By Carol McCracken (Post # 840)
Norman Olsen resigned two days ago from his position in the LePage administration said a front page article in “The Portland Press Herald” yesterday, July 21st. The article said that Olsen did not believe he was getting the support he should from the Governor in his role as Marine Resources Commissioner.
In a three page resignation, Mr. Olsen asserted that the Governor had lashed out at Portland because the city does not support him politically. According to the statement, the Governor instructed the former Commissioner there was to be no more collaboration with the City of Portland to develop measures to return groundfishing boats to Maine. Mr. Olsen additionally claimed the Governor said: “Portland was against him and we will not work that city. Rather than work with Portland, we’ll build a new port somewhere.”
According to the same statement, the Governor told the former Commissioner that would be no more collaboration with: the Director of the federal National Marine Fisheries Service to secure emergency federal assistance that acould help return the floot to Maine and no collaboration with the federal government to jointly manage resources in federal waters. Instead, the Governor instructed his deputy legal counsel to find a way for Maine to supersede federal authority outside the three-maile limit.
Mayor Nick M. Mavodones, Jr. responded to the Olsen assertions quickly.

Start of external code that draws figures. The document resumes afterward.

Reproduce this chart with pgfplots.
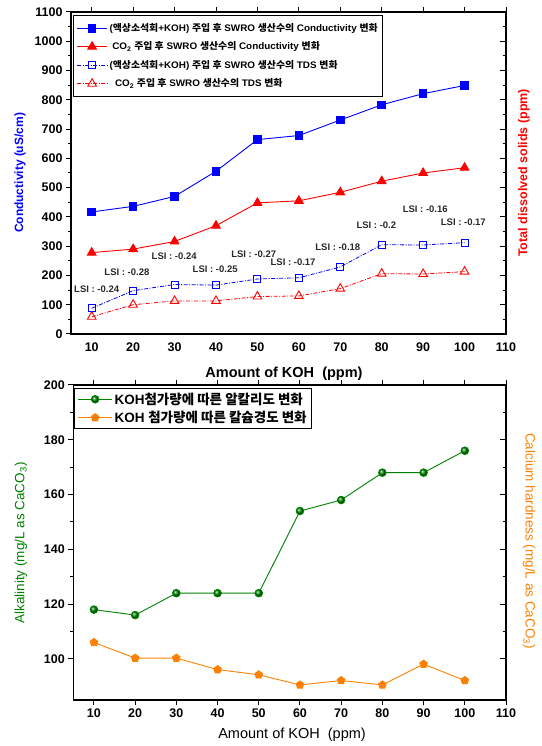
\documentclass[border=0pt]{standalone}
\usepackage{fontspec}
\setmainfont{Liberation Sans}
\newfontfamily\kr{Noto Sans CJK KR}
\usepackage{graphicx}
\usepackage{pgfplots}
\pgfplotsset{compat=1.18}
\usepackage{pgfplotstable}
\usetikzlibrary{plotmarks}

\definecolor{cblue}{RGB}{0,0,255}
\definecolor{cred}{RGB}{255,0,0}
\definecolor{cgreen}{RGB}{0,128,0}
\definecolor{corange}{RGB}{255,128,0}
\definecolor{lsigray}{RGB}{40,40,40}

% Korean words inside the legend entries
\newcommand{\K}[1]{{\kr\bfseries #1}}
% upper legend entries are set a little wider than the font's natural width
\newcommand{\W}[1]{\scalebox{1.04}[1]{#1}}

% conductivity (uS/cm) and TDS (ppm) of the SWRO permeate
\pgfplotstableread{
x   cond co2cond tds co2tds
10  417  278     88  59
20  436  290     148 100
30  470  316     169 113
40  556  370     167 113
50  664  448     188 128
60  678  455     192 130
70  731  484     229 155
80  783  522     305 206
90  821  550     304 205
100 849  568     312 213
}\topdata

% alkalinity and calcium hardness (mg/L as CaCO3)
\pgfplotstableread{
x   alk cah
10  118 106
20  116 100.3
30  124 100.3
40  124 96.1
50  124 94.2
60  154 90.5
70  158 92.1
80  168 90.5
90  168 98.1
100 176 92.1
}\botdata

\tikzset{lsi/.style={font=\fontsize{9.5}{11}\selectfont\bfseries, text=lsigray, inner sep=0pt}}

\pgfplotsset{
  panel/.style={
    scale only axis, anchor=south west,
    xmin=5, xmax=110, xtick={10,20,...,110},
    tick align=outside, major tick length=5pt, minor tick length=3pt,
    minor y tick num=1,
    axis line style={line width=1.1pt, black},
    every tick/.style={line width=1pt, black},
    /pgf/number format/assume math mode=true,
    /pgf/number format/1000 sep={},
    ticklabel style={font=\fontsize{12.5}{14}\selectfont\bfseries},
    legend cell align=left,
    legend image code/.code={\draw[mark repeat=2,mark phase=2,#1]
      plot coordinates {(0pt,0pt) (15pt,0pt) (30pt,0pt)};},
  },
  rightticks/.style={
    scale only axis, anchor=south west,
    xmin=5, xmax=110,
    axis x line=none, axis y line*=right,
    tick align=inside, major tick length=6pt, minor tick length=3.5pt,
    minor y tick num=1, yticklabels={},
    axis line style={line width=1.1pt, black},
    every tick/.style={line width=1pt, black},
  },
}

\begin{document}
\begin{tikzpicture}[x=1pt,y=1pt]
\path[use as bounding box] (0,0) rectangle (541,746);

% ---------------- upper panel ----------------
\begin{axis}[panel,
  at={(71pt,412pt)}, width=435pt, height=322pt,
  ymin=0, ymax=1100, ytick={0,100,...,1100},
  ytick pos=left, xtick pos=right, xticklabel pos=left,
  legend style={at={(0.005,0.991)}, anchor=north west, draw=black,
    line width=1pt, font=\fontsize{9.5}{12}\selectfont\bfseries,
    row sep=5pt, inner xsep=3pt, inner ysep=6pt},
]
\addplot[cblue, line width=0.9pt, mark=square*, mark size=3.8pt,
  mark options={solid, fill=cblue}] table[x=x, y=cond] {\topdata};
\addlegendentry{\W{(\K{액상소석회}+KOH) \K{주입 후} SWRO \K{생산수의} Conductivity \K{변화}}}
\addplot[cred, line width=0.9pt, mark=triangle*, mark size=5pt,
  mark options={solid, fill=cred}] table[x=x, y=co2cond] {\topdata};
\addlegendentry{\W{\ CO\textsubscript{2} \K{주입 후} SWRO \K{생산수의} Conductivity \K{변화}}}
\addplot[cblue, line width=0.8pt, dash pattern=on 4pt off 1.5pt on 1pt off 1.5pt,
  mark=square, mark size=3.5pt, mark options={solid, fill=white, line width=0.9pt}]
  table[x=x, y=tds] {\topdata};
\addlegendentry{\W{(\K{액상소석회}+KOH) \K{주입 후} SWRO \K{생산수의} TDS \K{변화}}}
\addplot[cred, line width=0.8pt, dash pattern=on 4pt off 1.5pt on 1pt off 1.5pt,
  mark=triangle, mark size=5pt, mark options={solid, fill=white, line width=0.9pt}]
  table[x=x, y=co2tds] {\topdata};
\addlegendentry{\W{\ \ CO\textsubscript{2} \K{주입 후} SWRO \K{생산수의} TDS \K{변화}}}

\node[lsi] at (axis cs:11.2,153) {LSI : -0.24};
\node[lsi] at (axis cs:18.5,210) {LSI : -0.28};
\node[lsi] at (axis cs:29.9,267) {LSI : -0.24};
\node[lsi] at (axis cs:39.8,222) {LSI : -0.25};
\node[lsi] at (axis cs:49.1,271) {LSI : -0.27};
\node[lsi] at (axis cs:58.6,244) {LSI : -0.17};
\node[lsi] at (axis cs:69.4,297) {LSI : -0.18};
\node[lsi] at (axis cs:78.7,370) {LSI : -0.2};
\node[lsi] at (axis cs:90.5,425) {LSI : -0.16};
\node[lsi] at (axis cs:99.7,381) {LSI : -0.17};
\end{axis}
\begin{axis}[rightticks,
  at={(71pt,412pt)}, width=435pt, height=322pt,
  ymin=0, ymax=1100, ytick={0,100,...,1100}]
\end{axis}

\node[rotate=90, text=cblue, font=\fontsize{12}{14}\selectfont\bfseries]
  at (20,573) {Conductivity (uS/cm)};
\node[rotate=90, text=cred, font=\fontsize{12.5}{14}\selectfont\bfseries]
  at (524,573) {Total dissolved solids (ppm)};
\node[font=\fontsize{14.5}{16}\selectfont\bfseries]
  at (284,372) {Amount of KOH\ \ (ppm)};

% ---------------- lower panel ----------------
\begin{axis}[panel,
  at={(73.3pt,46pt)}, width=432.7pt, height=315pt,
  ymin=85, ymax=200, ytick={100,120,...,200},
  ytick pos=left, xtick pos=both,
  legend style={at={(0.002,0.9895)}, anchor=north west, draw=black,
    line width=1pt, font=\fontsize{13.5}{15}\selectfont\bfseries,
    row sep=1.5pt, inner xsep=3pt, inner ysep=2pt},
  legend image code/.code={\draw[mark repeat=2,mark phase=2,#1]
      plot coordinates {(0pt,0pt) (17pt,0pt) (34pt,0pt)};},
]
\addplot[cgreen, line width=0.9pt, mark=ball, mark size=3.8pt,
  mark options={ball color=cgreen}] table[x=x, y=alk] {\botdata};
\addlegendentry{KOH\K{첨가량에 따른 알칼리도 변화}}
\addplot[corange, line width=0.9pt, mark=pentagon*, mark size=4pt,
  mark options={fill=corange}] table[x=x, y=cah] {\botdata};
\addlegendentry{KOH \K{첨가량에 따른 칼슘경도 변화}}
\end{axis}
\begin{axis}[rightticks,
  at={(73.3pt,46pt)}, width=432.7pt, height=315pt,
  ymin=85, ymax=200, ytick={100,120,...,200}]
\end{axis}

\node[rotate=90, text=cgreen, font=\fontsize{13.5}{15}\selectfont]
  at (21,203) {Alkalinity (mg/L as CaCO\textsubscript{3})};
\node[rotate=-90, text=corange, font=\fontsize{13.5}{15}\selectfont]
  at (529,205) {Calcium hardness (mg/L as CaCO\textsubscript{3})};
\node[font=\fontsize{14.5}{16}\selectfont]
  at (292,11) {Amount of KOH\ \ (ppm)};
\end{tikzpicture}
\end{document}
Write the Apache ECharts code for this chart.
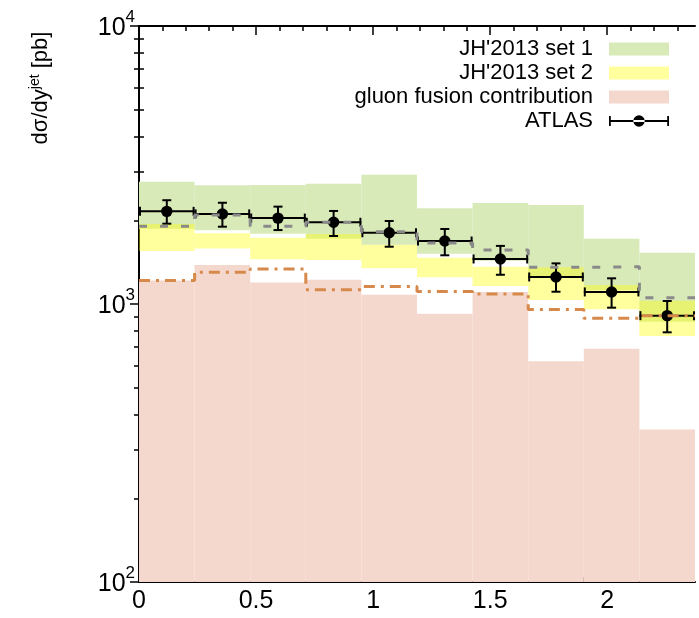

The Mayor wrote a letter to the Governor requesting a meeting to discuss those statements “as well as the future of the city and state’s combined efforts to develop and enact policies to help restore the state’s groundfishing fleet.”
The Mayor in the same letter asked the Governor to “clear this matter up publicly by reassuring local business owners and employees that the economic engine of Portland is, and will continue to be, an important priority for your administration, and by meeting with city officials and members of the groundfishing industry to discuss ways we can work together to help bring our groundfishing industry fleet and the jobs and economic opportunity that comes with them back to Maine.”